Current situation with regard to accruals accounting in EU Member States: the majority of Member States have already implemented accruals accounting according to national standards across the government sector, or are in the process of doing so. Eleven have mixed systems, in that they have implemented different accounting practices at different levels of government. The accounting framework and accounting systems of the European Commission and the other EU institutions and bodies are accruals based and inspired by IPSAS. This is also the case for several other international organisations. Acceptance is growing (but is not unanimous) of the need for accruals accounting for government throughout the EU and its Member States, but a harmonised approach is currently lacking.

Macro-accounting framework: the ESA provides the macro-level statistical accounting framework for the government and non-government sectors in the EU and is accruals based. ESA-based government debt and deficit data for Excessive Deficit Procedure (EDP) purposes are the result of consolidating the individual accounts of general government entities in the Member States and are defined by EU legislation.

The existence and quality of comparable and coherent upstream accruals data (i.e. the primary accounting data for government entities) at micro-accounting level are preconditions for the high quality of debt and deficit data at accruals-based macro-accounting level. Micro public-sector accounting in the Member States has many variants, making comparisons difficult both within and between Member States. The current approach of reconciling non-harmonised micro-level public-sector accounting data for EDP purposes is reaching its limits.

Need for harmonisation: for the compilation of macroeconomic statistics on government and with reference to Article 338 TFEU, the requisite statistical data would be considerably improved if all government entities used harmonised accounting standards. This would allow for the use of common bridge tables to compile the entity accounts into ESA accounts, thus greatly facilitating the statistical verification processes. Harmonised standards for public sector accounting would enhance transparency, comparability and cost efficiency, and provide the basis for improved governance in the public sector. Harmonised accruals-based public-sector accounting would provide a firmer basis for understanding the economic position and performance of governments and government entities at all levels.

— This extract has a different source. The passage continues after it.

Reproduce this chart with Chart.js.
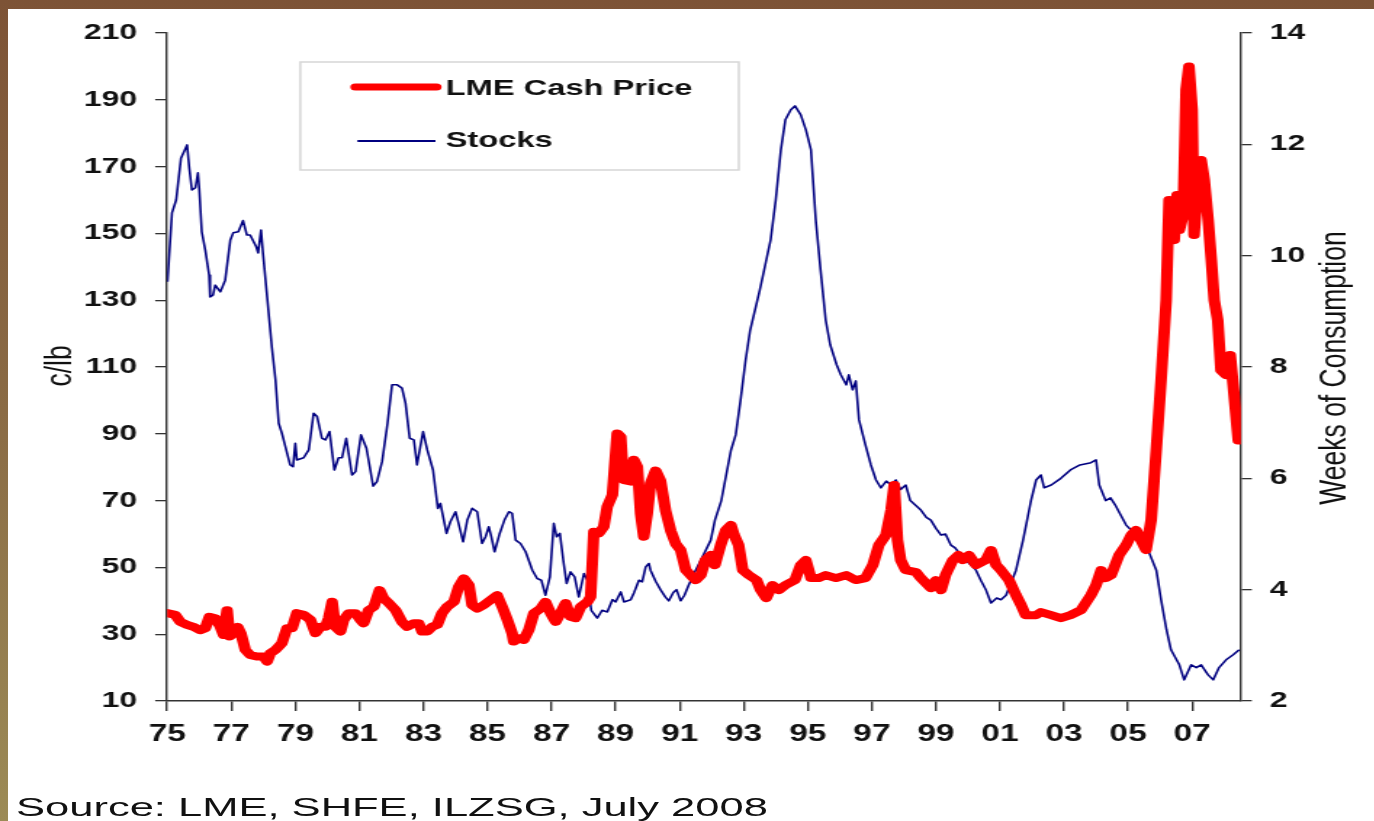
<!DOCTYPE html>
<html><head><meta charset="utf-8">
<script src="https://cdn.jsdelivr.net/npm/chart.js@4.4.0/dist/chart.umd.min.js"></script>
<style>
html,body{margin:0;padding:0;width:1374px;height:821px;overflow:hidden;}
body{background:linear-gradient(to bottom,#7d5336 0%,#8a6b45 50%,#9c8b56 100%);position:relative;}
#page{position:absolute;left:8px;top:9px;right:0;bottom:0;background:#fff;}
#wrap{position:absolute;left:0;top:0;width:947.6px;height:821px;transform:scaleX(1.45);transform-origin:0 0;}
#source{position:absolute;left:16px;top:795px;font:25px/25px "Liberation Sans",Arial,sans-serif;color:#111;transform:scaleX(1.74);transform-origin:0 0;white-space:nowrap;}
</style></head>
<body><div id="page"></div><div id="wrap"><canvas id="c"></canvas></div><div id="source">Source: LME, SHFE, ILZSG, July 2008</div>
<script>
const S = 1.45;
// LME Cash Price (c/lb) – left axis
const priceYears = [1975.0,1975.25,1975.41,1975.62,1975.82,1976.03,1976.19,1976.32,1976.5,1976.66,1976.76,1976.87,1976.95,1977.07,1977.2,1977.3,1977.44,1977.59,1977.8,1978.01,1978.12,1978.22,1978.38,1978.58,1978.74,1978.9,1979.05,1979.26,1979.47,1979.63,1979.78,1979.94,1980.04,1980.15,1980.25,1980.41,1980.51,1980.67,1980.88,1981.03,1981.13,1981.29,1981.45,1981.63,1981.76,1981.92,1982.13,1982.33,1982.49,1982.7,1982.85,1982.96,1983.12,1983.27,1983.43,1983.58,1983.74,1983.95,1984.1,1984.26,1984.42,1984.52,1984.68,1984.88,1985.09,1985.3,1985.46,1985.62,1985.77,1985.82,1985.98,1986.13,1986.29,1986.45,1986.66,1986.81,1986.97,1987.13,1987.28,1987.44,1987.59,1987.75,1987.91,1988.12,1988.22,1988.32,1988.48,1988.63,1988.74,1988.9,1989.05,1989.16,1989.24,1989.47,1989.57,1989.68,1989.78,1989.88,1989.99,1990.09,1990.25,1990.4,1990.56,1990.72,1990.88,1991.03,1991.19,1991.34,1991.5,1991.66,1991.8,1991.97,1992.1,1992.28,1992.44,1992.6,1992.7,1992.84,1992.97,1993.16,1993.4,1993.53,1993.7,1993.9,1994.1,1994.3,1994.6,1994.78,1994.94,1995.1,1995.34,1995.56,1995.88,1996.2,1996.5,1996.8,1997.03,1997.22,1997.44,1997.6,1997.7,1997.8,1997.9,1998.06,1998.38,1998.53,1998.84,1999.0,1999.16,1999.3,1999.53,1999.7,1999.84,2000.03,2000.25,2000.56,2000.72,2000.88,2001.03,2001.28,2001.5,2001.66,2001.8,2002.13,2002.28,2002.6,2002.9,2003.2,2003.53,2003.84,2004.0,2004.16,2004.3,2004.47,2004.72,2004.94,2005.1,2005.25,2005.4,2005.56,2005.72,2005.88,2006.03,2006.19,2006.28,2006.34,2006.44,2006.53,2006.6,2006.72,2006.81,2006.9,2007.0,2007.06,2007.16,2007.28,2007.38,2007.5,2007.6,2007.69,2007.8,2007.9,2008.06,2008.19,2008.28,2008.44];
const priceValues = [36.3,35.8,33.7,32.8,32.2,31.2,31.8,35.2,34.8,32.2,29.8,37.2,29.3,30.3,32.2,30.3,25.3,23.8,23.3,23.3,21.8,24.3,25.3,27.3,31.8,31.8,36.3,35.8,34.3,30.3,32.2,32.2,34.8,39.7,32.2,30.8,34.3,36.3,36.3,34.3,33.3,37.2,38.2,43.2,40.7,39.3,37.2,33.7,32.2,33.3,33.3,30.8,30.8,32.2,32.8,36.3,38.2,39.7,44.2,46.7,44.7,38.7,37.7,38.7,40.2,41.7,38.2,34.3,30.3,27.8,28.8,28.3,31.3,36.3,37.7,39.7,36.3,33.7,36.3,39.3,35.2,34.8,38.2,39.7,41.2,60.7,60.2,62.2,68.2,71.7,90.1,89.1,76.2,75.7,82.2,80.1,66.2,59.2,66.2,75.2,79,76,67,61,57,55.2,49.2,47.7,46.2,47.7,52.2,53.7,50.7,56.7,61.2,62.7,59.7,56.7,49.2,47.7,46.2,43.2,40.8,44.7,43.2,44.7,46.2,50.7,52.2,46.8,46.8,47.7,46.8,47.7,46.2,46.8,50.7,56.7,59.7,67.2,74.7,58.2,52.2,49.2,48.6,46.8,43.8,46.2,43.2,47.7,52.2,53.7,52.2,53.7,50.7,52.2,55.2,50.7,49.2,46.2,41.7,38.7,35.7,35.7,36.6,35.7,34.8,35.7,37.2,41.7,44.7,49.2,46.8,47.7,53.7,56.7,59.7,61.2,58.2,55.2,64.2,85.2,106,130,160,151,148,161.5,151,155.5,193,200,187,149.5,163,172,166,154,142,130,124,109,107.6,113.6,104.6,88];
// Stocks (weeks of consumption) – right axis
const stockYears = [1975.01,1975.15,1975.28,1975.43,1975.62,1975.69,1975.77,1975.88,1975.96,1976.0,1976.08,1976.19,1976.31,1976.34,1976.43,1976.5,1976.66,1976.81,1976.97,1977.06,1977.22,1977.37,1977.49,1977.59,1977.78,1977.84,1977.93,1977.99,1978.12,1978.27,1978.38,1978.48,1978.58,1978.69,1978.84,1978.93,1979.0,1979.05,1979.26,1979.42,1979.57,1979.68,1979.83,1979.94,1980.07,1980.22,1980.35,1980.46,1980.59,1980.77,1980.88,1981.05,1981.22,1981.43,1981.55,1981.71,1981.88,1982.02,1982.18,1982.33,1982.44,1982.57,1982.7,1982.8,1982.99,1983.12,1983.3,1983.45,1983.53,1983.72,1983.84,1984.0,1984.07,1984.24,1984.37,1984.52,1984.68,1984.83,1984.94,1985.04,1985.12,1985.22,1985.38,1985.53,1985.67,1985.77,1985.88,1986.03,1986.19,1986.4,1986.55,1986.68,1986.81,1986.95,1987.07,1987.16,1987.26,1987.38,1987.47,1987.59,1987.72,1987.85,1988.01,1988.12,1988.24,1988.43,1988.58,1988.74,1988.9,1989.0,1989.16,1989.26,1989.47,1989.57,1989.73,1989.83,1989.94,1990.04,1990.09,1990.25,1990.4,1990.55,1990.66,1990.8,1990.9,1991.03,1991.15,1991.28,1991.5,1991.66,1991.97,1992.1,1992.3,1992.6,1992.75,1992.9,1993.06,1993.2,1993.5,1993.84,1994.0,1994.16,1994.3,1994.47,1994.6,1994.78,1994.94,1995.1,1995.25,1995.4,1995.56,1995.7,1995.9,1996.03,1996.2,1996.28,1996.4,1996.5,1996.6,1996.8,1996.97,1997.13,1997.28,1997.45,1997.6,1997.75,1997.9,1998.06,1998.2,1998.4,1998.53,1998.7,1998.84,1999.0,1999.16,1999.3,1999.47,1999.6,1999.78,1999.9,2000.1,2000.25,2000.4,2000.56,2000.72,2000.9,2001.03,2001.19,2001.5,2001.72,2001.97,2002.13,2002.28,2002.38,2002.6,2002.9,2003.2,2003.5,2003.84,2004.0,2004.1,2004.3,2004.45,2004.6,2004.94,2005.25,2005.56,2005.88,2006.03,2006.2,2006.34,2006.6,2006.75,2006.97,2007.13,2007.28,2007.5,2007.66,2007.84,2008.06,2008.28,2008.47];
const stockValues = [9.53,10.77,11.0,11.75,11.99,11.57,11.18,11.22,11.49,11.22,10.43,10.1,9.65,9.26,9.29,9.47,9.35,9.56,10.28,10.41,10.43,10.63,10.37,10.37,10.16,10.05,10.46,10.05,9.26,8.34,7.77,6.99,6.81,6.57,6.24,6.21,6.63,6.33,6.37,6.51,7.17,7.11,6.72,6.69,6.84,6.15,6.37,6.37,6.72,6.06,6.12,6.78,6.54,5.86,5.94,6.3,6.99,7.68,7.68,7.62,7.35,6.72,6.69,6.24,6.84,6.51,6.15,5.46,5.55,5.01,5.22,5.4,5.25,4.86,5.25,5.46,5.4,4.83,4.95,5.13,4.95,4.68,5.01,5.25,5.4,5.37,4.89,4.83,4.68,4.35,4.2,4.17,3.9,4.23,5.19,4.95,5.01,4.47,4.11,4.32,4.23,3.87,4.29,4.17,3.63,3.49,3.63,3.6,3.82,3.78,3.96,3.78,3.82,3.94,4.17,4.14,4.41,4.47,4.35,4.15,4.0,3.87,3.8,3.95,4.0,3.8,3.9,4.08,4.35,4.53,4.89,5.25,5.6,6.5,6.78,7.4,8.13,8.66,9.38,10.28,11.0,11.9,12.44,12.62,12.69,12.53,12.26,11.9,10.64,9.74,8.84,8.4,8.04,7.86,7.68,7.86,7.59,7.75,7.05,6.6,6.24,5.97,5.83,5.95,5.88,5.97,5.8,5.88,5.6,5.5,5.43,5.3,5.25,5.1,4.98,5.0,4.8,4.75,4.62,4.55,4.44,4.35,4.17,4.0,3.76,3.85,3.82,3.9,4.35,4.89,5.6,5.97,6.06,5.83,5.88,6.0,6.15,6.24,6.28,6.33,5.88,5.6,5.65,5.52,5.16,4.98,4.8,4.35,3.82,3.28,2.92,2.65,2.38,2.65,2.6,2.65,2.47,2.38,2.6,2.74,2.83,2.92];
const xTickYears = [1975,1977,1979,1981,1983,1985,1987,1989,1991,1993,1995,1997,1999,2001,2003,2005,2007];
const seriesLabels = ['LME Cash Price','Stocks'];
const axisTitles = ['c/lb','Weeks of Consumption'];

const FONT = '"Liberation Sans", Arial, Helvetica, sans-serif';

const decor = {
  id: 'decor',
  afterDraw(chart) {
    const ctx = chart.ctx;
    ctx.save();
    ctx.strokeStyle = '#d6d6d6';
    ctx.lineWidth = 1.5;
    ctx.strokeRect(300 / S, 62, (738 - 300) / S, 108);
    const items = [
      { ds: 0, x1: 355 / S, x2: 436 / S, y: 87, ty: 95 },
      { ds: 1, x1: 357 / S, x2: 435 / S, y: 141, ty: 147 }
    ];
    ctx.font = 'bold 22.5px ' + FONT;
    ctx.textAlign = 'left';
    ctx.textBaseline = 'alphabetic';
    items.forEach(it => {
      const d = chart.data.datasets[it.ds];
      ctx.strokeStyle = d.borderColor;
      ctx.lineWidth = it.ds === 0 ? 7 : 1.8;
      ctx.lineCap = it.ds === 0 ? 'round' : 'butt';
      ctx.beginPath();
      ctx.moveTo(it.x1, it.y);
      ctx.lineTo(it.x2, it.y);
      ctx.stroke();
      ctx.fillStyle = '#111';
      ctx.fillText(d.label, 445 / S, it.ty);
    });
    ctx.font = '26.5px ' + FONT;
    ctx.fillStyle = '#111';
    ctx.textAlign = 'center';
    ctx.textBaseline = 'middle';
    ctx.save();
    ctx.translate(61 / S, 366);
    ctx.rotate(-Math.PI / 2);
    ctx.fillText(axisTitles[0], 0, 0);
    ctx.restore();
    ctx.save();
    ctx.translate(1334 / S, 368);
    ctx.rotate(-Math.PI / 2);
    ctx.fillText(axisTitles[1], 0, 0);
    ctx.restore();
    ctx.restore();
  }
};

const tickFont = { family: FONT, size: 22, weight: 'bold' };

new Chart(document.getElementById('c'), {
  type: 'line',
  data: {
    datasets: [
      {
        label: seriesLabels[0],
        data: priceYears.map((x, i) => ({ x: x, y: priceValues[i] })),
        borderColor: '#ff0000',
        borderWidth: 8,
        borderJoinStyle: 'round',
        borderCapStyle: 'round',
        pointRadius: 0,
        tension: 0,
        yAxisID: 'y'
      },
      {
        label: seriesLabels[1],
        data: stockYears.map((x, i) => ({ x: x, y: stockValues[i] })),
        borderColor: '#000080',
        borderWidth: 1.6,
        borderJoinStyle: 'round',
        pointRadius: 0,
        tension: 0,
        yAxisID: 'y1'
      }
    ]
  },
  options: {
    responsive: true,
    maintainAspectRatio: false,
    animation: false,
    layout: { padding: { top: 33, left: 0, right: 0, bottom: 0 } },
    plugins: { legend: { display: false }, tooltip: { enabled: false } },
    scales: {
      x: {
        type: 'linear',
        min: 1975,
        max: 2008.52,
        afterBuildTicks: s => { s.ticks = xTickYears.map(v => ({ value: v })); },
        afterFit: s => { s.height = 120; },
        grid: { drawOnChartArea: false, drawTicks: true, tickLength: 10, color: '#333', lineWidth: 1.4 },
        border: { display: true, color: '#333', width: 1.5 },
        ticks: {
          autoSkip: false, maxRotation: 0, minRotation: 0, padding: 10, color: '#111',
          font: { family: FONT, size: 23, weight: 'bold' },
          callback: v => String(Math.round(v) % 100).padStart(2, '0')
        }
      },
      y: {
        position: 'left',
        min: 10, max: 210,
        afterFit: s => { s.width = 167 / S; },
        grid: { drawOnChartArea: false, drawTicks: true, tickLength: 12 / S, color: '#333', lineWidth: 1.3 },
        border: { display: true, color: '#333', width: 1.4 },
        ticks: { stepSize: 20, padding: 12.4, color: '#111', font: tickFont }
      },
      y1: {
        position: 'right',
        min: 2, max: 14,
        afterFit: s => { s.width = s.chart.width - 1239.5 / S; },
        grid: { drawOnChartArea: false, drawTicks: true, tickLength: 11 / S, color: '#333', lineWidth: 1.3 },
        border: { display: true, color: '#333', width: 1.4 },
        ticks: { stepSize: 2, padding: 12.4, color: '#111', font: tickFont }
      }
    }
  },
  plugins: [decor]
});
</script></body></html>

Future EU governance of budgetary policies: according to the report, the EU’s new governance framework (the “Six Pack”, the Treaty on Stability, Coordination and Governance and the “Two Pack” currently under negotiation) will provide for ample ex ante coordination of annual budgets of euro area Member States and enhance the surveillance of those experiencing financial difficulties.

Many of the principle objectives advocated at the Council Directive 2011/85/EU, such as the greater transparency and accountability of the public sector, as well as more reliable, timely and more comparable fiscal statistics, necessitate a common, harmonised and detailed accounting and reporting tool.

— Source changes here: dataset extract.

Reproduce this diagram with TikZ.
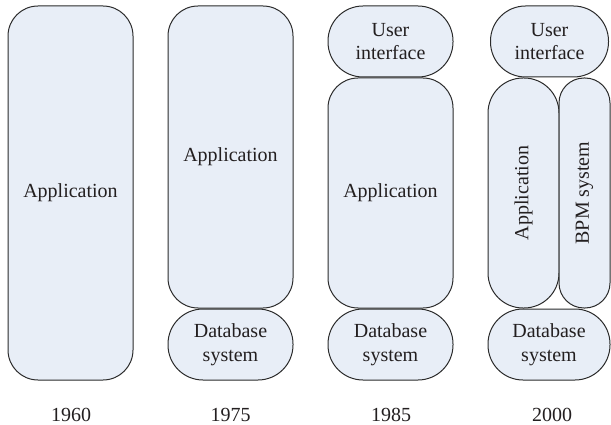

Potential costs of harmonisation: the information made available by countries which have moved to accruals accounting allows only a very broad estimate to be made of what the costs for the Member States might be, although they are likely to be significant. Costs are strongly influenced by the scale and pace of accruals implementation, the size and complexity of the government sector, and the completeness and reliability of existing systems. It is expected that harmonisation will bring about a reduction in bureaucracy and costs which, in the medium to longer term, would far outweigh the expected investment.

International Public Sector Accounting Standards (IPSAS): IPSAS stems from the idea that modern public sector management depends on management information systems that provide timely, accurate and reliable information on the financial and economic position and performance of a government.

Eurostat carried out a public consultation between February and May 2012 to collect views on the suitability of IPSAS. The overall conclusion is twofold: (i) it seems clear that IPSAS cannot easily be implemented in EU Member States as it stands currently; and (ii) the IPSAS standards represent an indisputable reference for potential EU harmonised public sector accounts.

The following concerns will need to be addressed: (i) the IPSAS standards do not describe sufficiently precisely the accounting practices to be followed, which would limit harmonisation in practice; (ii) the suite of standards is not complete in terms of coverage or its practical applicability to some important types of government flows, such as taxes and social benefits; (iii) IPSAS can also be regarded as insufficiently stable, since it is expected that some standards will need to be updated once work is completed on the current project of completing the IPSAS conceptual framework, expected in 2014; and (iv) the governance of IPSAS suffers from insufficient participation from EU public-sector accounting authorities.

Nevertheless, most stakeholders agree that IPSAS would be suitable as a reference framework for the future development of a set of European Public Sector Accounting Standards (EPSAS).

EPSAS – a way forward: the Commission considers that, before deciding on the actual project of creating EPSAS and implementing it in the Member States, some further preparatory steps are necessary. There remain several important questions concerning issues outside the scope of this report, such as establishing the EPSAS framework and specifying a first set of core EPSAS standards, as well as the planning of the implementation. The Commission would need moreover to describe the necessary milestones for the future project, and take into account impact assessment considerations. A decision can be made only on the basis of an ex-ante review of pros and cons, and likely costs and benefits.

The process could take place in three stages:

  1. A preparatory stage to gather more information and points of view, and to develop a roadmap. This stage would begin in 2013 and would involve further consultations, a high-level conference and the preparation of further more detailed proposals;
  2. A stage to develop and put in place the practical arrangements, addressing issues such as finance, governance, possible synergies and the concerns of smaller government entities. This stage should culminate in the publication of a proposal for a Framework Regulation which would require the application of the accruals principle and set out plans to develop further specific accounting standards over time; and
  3. The implementation stage: this should be gradual, and allow more time where a Member State’s existing accounting standards differ greatly from EPSAS. It could be envisaged that implementation should be achieved in all Member States in the medium term.

The next steps, to be started in 2013, will take into account impact considerations and include a road map setting out in more detail the steps to be taken, including legislative initiatives, to achieve harmonised public-sector accounting standards across the Union.